Carter appears to have truly gone out of his way to ensure Shorter’s Los Angeles-centric case had a fair chance with a jury: He temporarily moved his chambers to the First Street U.S. Courthouse in downtown L.A. for trial instead of putting the case before a jury in his home base of the Ronald Reagan Federal Building & U.S. Courthouse in Santa Ana.

Still, Shorter, who is Black, complained that the jury pool “did not have one Black American as a potential juror.”

“Not having a Black American on the jury means there is no member of my community who understands the unique experiences of the Black community and racial discrimination we experience by deputy sheriffs within the Los Angeles Sheriff’s Department.
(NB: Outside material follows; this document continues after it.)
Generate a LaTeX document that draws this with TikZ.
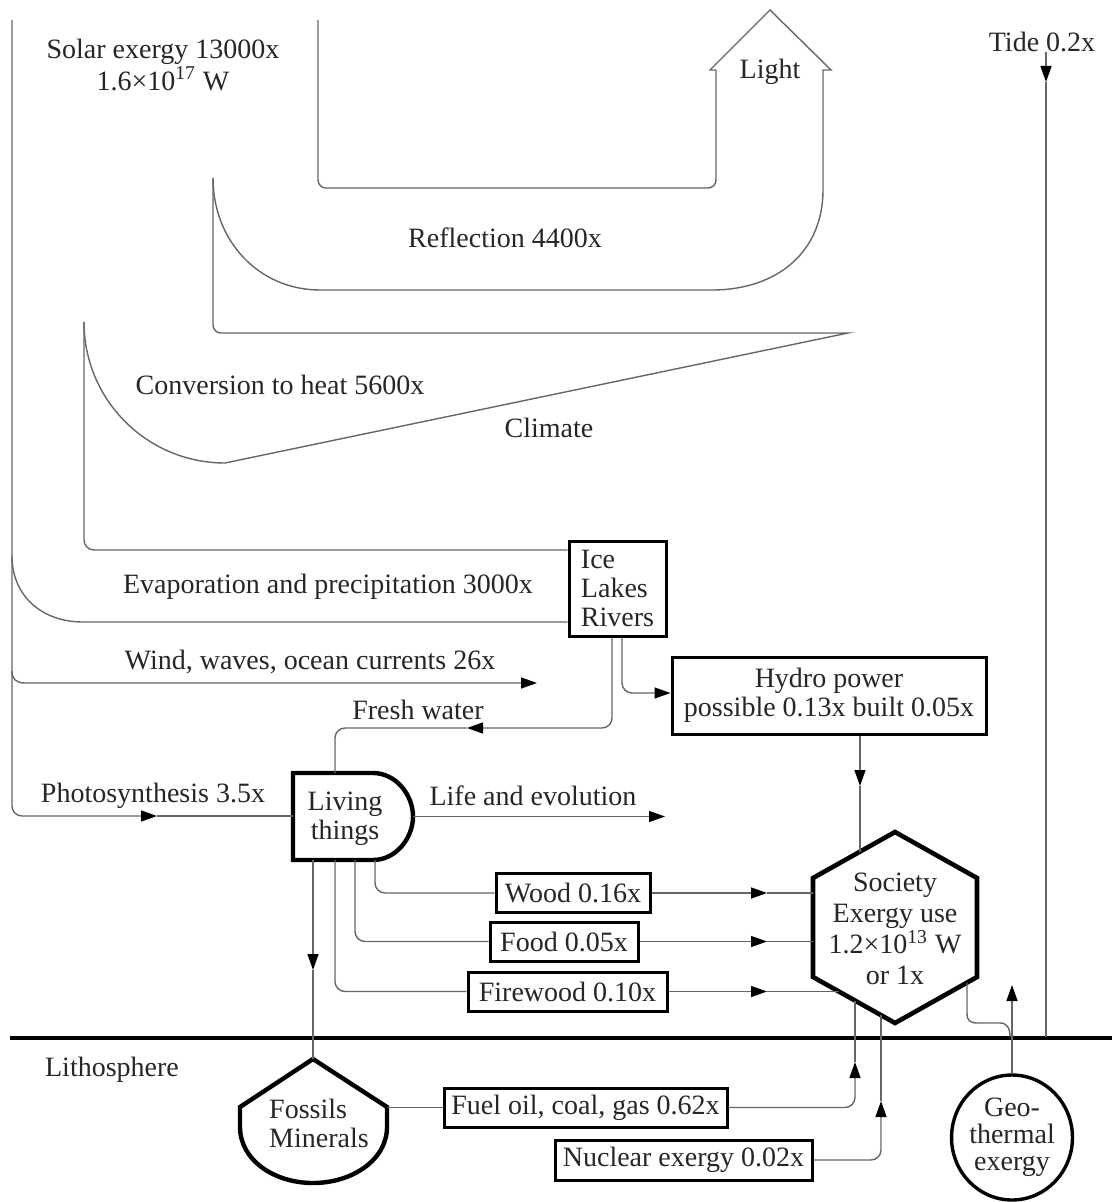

An objection was made to the Court, but it was overruled,” Shorter wrote in the March 12 filing titled “irregularities in trial proceedings, juror misconduct, witness intimidation and nonverbal communication between defense counsel and juror no. 10.”

Shorter said she would no longer participate in the proceedings, but she ended up giving her closing argument on Monday after jurors heard more testimony, according to the court minutes.

A combination screenshot of the verdict form in Lecia Shorter’s civil rights trial against Los Angeles County. (U.S. District Court)

Jurors deliberated until 8:15 p.m. before awarding $3,000 for inadequate sanitation and lack of recreation, $5,000 for excessive searches and $2,000 in punitive damages against Baca.

Because of the previous findings regarding liability, damages were the only thing for the jury to consider.

Jurors declined to issue punitive damages against Deputy Jacqueline Ortiz and Deputy Alejandra Avalos for the recreation and sanitation claims, and they declined punitive damages against Ortiz, Avalos and Baca for the excessive searches.